解耀先决心为王楚飞烈士复仇,那是人性,也可以叫“损有余”。而为了完成国共两党交给他的任务,解耀先只能暂缓为王楚飞烈士复仇,那是信仰。党的利益高于一切,信仰和人性冲突或相悖时,为了信仰可以舍弃人性,或者用人性做武器保卫信仰。
“楚飞同志,理想的实现有两种方式,一是自己实现了理想,二是理想通过自己得以实现。你为信仰和理想而牺牲在胜利的前夜,俺们将完成你未竟的事业。待到山花烂漫时,您在丛中笑!……”王楚飞烈士显然对没有亲眼看到把倭寇驱出中华大地逐抱恨终生,解耀先何尝不知?他唱完了《红旗歌》,表达了对烈士的敬仰的情怀之后,又泪眼婆娑的吟起了宋朝陆游的《示儿》:“死去元知万事空,但悲不见九州同。王师北定中原日,家祭无忘告乃翁。

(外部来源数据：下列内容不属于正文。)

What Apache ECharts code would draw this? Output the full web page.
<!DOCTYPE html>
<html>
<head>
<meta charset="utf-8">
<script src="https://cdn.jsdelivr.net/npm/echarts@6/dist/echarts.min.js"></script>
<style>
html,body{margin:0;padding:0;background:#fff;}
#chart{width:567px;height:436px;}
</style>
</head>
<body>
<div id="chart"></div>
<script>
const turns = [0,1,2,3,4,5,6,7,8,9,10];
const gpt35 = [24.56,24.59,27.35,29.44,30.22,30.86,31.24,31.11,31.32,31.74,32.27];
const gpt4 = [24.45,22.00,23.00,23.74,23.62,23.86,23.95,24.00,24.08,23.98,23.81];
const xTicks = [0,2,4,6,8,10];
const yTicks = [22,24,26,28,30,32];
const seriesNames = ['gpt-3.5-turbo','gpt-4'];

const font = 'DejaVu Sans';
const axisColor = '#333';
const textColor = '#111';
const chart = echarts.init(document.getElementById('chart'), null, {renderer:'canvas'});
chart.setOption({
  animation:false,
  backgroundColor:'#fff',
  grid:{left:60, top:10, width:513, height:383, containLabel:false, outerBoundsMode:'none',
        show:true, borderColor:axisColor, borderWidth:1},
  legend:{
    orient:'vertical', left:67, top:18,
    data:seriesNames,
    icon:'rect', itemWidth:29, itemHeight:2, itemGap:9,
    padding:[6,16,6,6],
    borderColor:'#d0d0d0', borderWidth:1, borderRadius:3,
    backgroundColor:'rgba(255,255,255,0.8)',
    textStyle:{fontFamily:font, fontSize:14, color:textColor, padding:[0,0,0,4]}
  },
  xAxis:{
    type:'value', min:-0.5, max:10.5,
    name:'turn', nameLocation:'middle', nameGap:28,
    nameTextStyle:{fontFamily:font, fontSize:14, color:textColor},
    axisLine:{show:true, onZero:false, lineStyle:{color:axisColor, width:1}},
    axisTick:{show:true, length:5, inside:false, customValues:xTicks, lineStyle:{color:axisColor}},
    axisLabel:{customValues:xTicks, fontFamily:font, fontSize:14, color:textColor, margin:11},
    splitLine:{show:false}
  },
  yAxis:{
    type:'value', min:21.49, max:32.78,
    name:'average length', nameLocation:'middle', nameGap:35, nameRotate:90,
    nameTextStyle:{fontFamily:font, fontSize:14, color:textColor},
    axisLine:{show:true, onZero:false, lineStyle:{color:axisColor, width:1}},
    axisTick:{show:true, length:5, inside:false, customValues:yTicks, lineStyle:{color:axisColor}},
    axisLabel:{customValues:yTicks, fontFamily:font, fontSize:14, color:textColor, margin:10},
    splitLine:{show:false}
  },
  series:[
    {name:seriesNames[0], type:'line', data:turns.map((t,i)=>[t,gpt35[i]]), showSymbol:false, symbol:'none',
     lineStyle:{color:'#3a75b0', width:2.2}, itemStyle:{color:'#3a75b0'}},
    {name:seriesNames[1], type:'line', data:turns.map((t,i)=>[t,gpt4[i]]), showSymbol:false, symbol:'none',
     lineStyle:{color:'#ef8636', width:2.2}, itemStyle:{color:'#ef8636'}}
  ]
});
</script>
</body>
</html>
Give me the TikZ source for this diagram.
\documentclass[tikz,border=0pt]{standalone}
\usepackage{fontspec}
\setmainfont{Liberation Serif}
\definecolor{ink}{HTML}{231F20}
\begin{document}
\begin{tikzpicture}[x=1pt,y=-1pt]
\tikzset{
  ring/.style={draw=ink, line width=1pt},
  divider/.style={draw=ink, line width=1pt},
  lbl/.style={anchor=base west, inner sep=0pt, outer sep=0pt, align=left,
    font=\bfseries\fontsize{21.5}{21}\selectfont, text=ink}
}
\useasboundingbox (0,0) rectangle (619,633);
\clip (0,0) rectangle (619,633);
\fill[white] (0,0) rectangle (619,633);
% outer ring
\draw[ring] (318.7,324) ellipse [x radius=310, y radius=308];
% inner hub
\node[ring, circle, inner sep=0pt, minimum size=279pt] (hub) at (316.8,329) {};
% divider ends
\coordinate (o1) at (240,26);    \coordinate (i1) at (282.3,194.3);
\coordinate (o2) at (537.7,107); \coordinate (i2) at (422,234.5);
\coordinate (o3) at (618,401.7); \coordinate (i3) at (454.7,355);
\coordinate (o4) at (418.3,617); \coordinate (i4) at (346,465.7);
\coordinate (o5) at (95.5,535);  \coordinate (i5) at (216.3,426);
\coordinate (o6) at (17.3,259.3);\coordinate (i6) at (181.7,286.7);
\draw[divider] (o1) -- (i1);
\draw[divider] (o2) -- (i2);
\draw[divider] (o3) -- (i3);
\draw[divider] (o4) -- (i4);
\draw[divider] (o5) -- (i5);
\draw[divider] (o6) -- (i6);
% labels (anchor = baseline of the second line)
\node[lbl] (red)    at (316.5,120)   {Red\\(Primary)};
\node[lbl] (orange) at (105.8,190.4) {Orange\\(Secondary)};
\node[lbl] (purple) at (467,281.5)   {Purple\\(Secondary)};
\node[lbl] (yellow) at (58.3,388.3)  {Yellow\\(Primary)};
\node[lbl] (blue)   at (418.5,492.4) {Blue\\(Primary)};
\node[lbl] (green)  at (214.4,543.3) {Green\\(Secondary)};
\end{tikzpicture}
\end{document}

”
“连翘”擦了擦眼泪,对解耀先说道:“‘冬妮娅’同志永垂不朽!……老解同志,咱们只有加倍的努力工作,早一天把日本帝国主义赶出中国去,建设成一个民主、富强的新中国,才能告慰‘冬妮娅’同志全家的在天之灵!……”
“连翘”又擦了擦眼泪,对解耀先说道:“老解同志,还有一个问题需要引起你的注意。沙士山诺夫同志的交通员小山子胡说八道的时候,为了抬高他的身价,把你说成是北满省委的秘书长,代号‘老六’。‘北满省委秘书长’没有啥,不仅党内的许多同志,就是日伪的情治机构也知道北满省委秘书长是刘劭燚同志。小日本鬼子宪兵队不就是悬赏一千‘袁大头’,想要刘劭燚同志的脑袋嘛。可是,审讯小山子前儿,担任记录的是小日本鬼子宪兵大友藤义中士。小山子的话横田正雄就算只能听个半啦咔叽的,大友藤义却能听明白。代号‘老六’的北满省委秘书长刘劭燚参与了袭击‘大和旅馆’,眼目前儿已经是公开的秘密了。……”
解耀先没明白“连翘”为什么这么忧心忡忡,笑道:“不是秘密就不是秘密呗!……”
“连翘”连连摇头,愁眉苦脸的说道:“得想个啥法子,让你们军统那个白毛老狐狸‘毛二赖子’相信,你老解同志和‘老六’没关系,‘老六’就是北满省委秘书长刘劭燚同志。可是,又不能搞成‘此地无银三百两’。唉……难呐!……”
解耀先呼喇一下明白了,不由得出了一身的冷汗。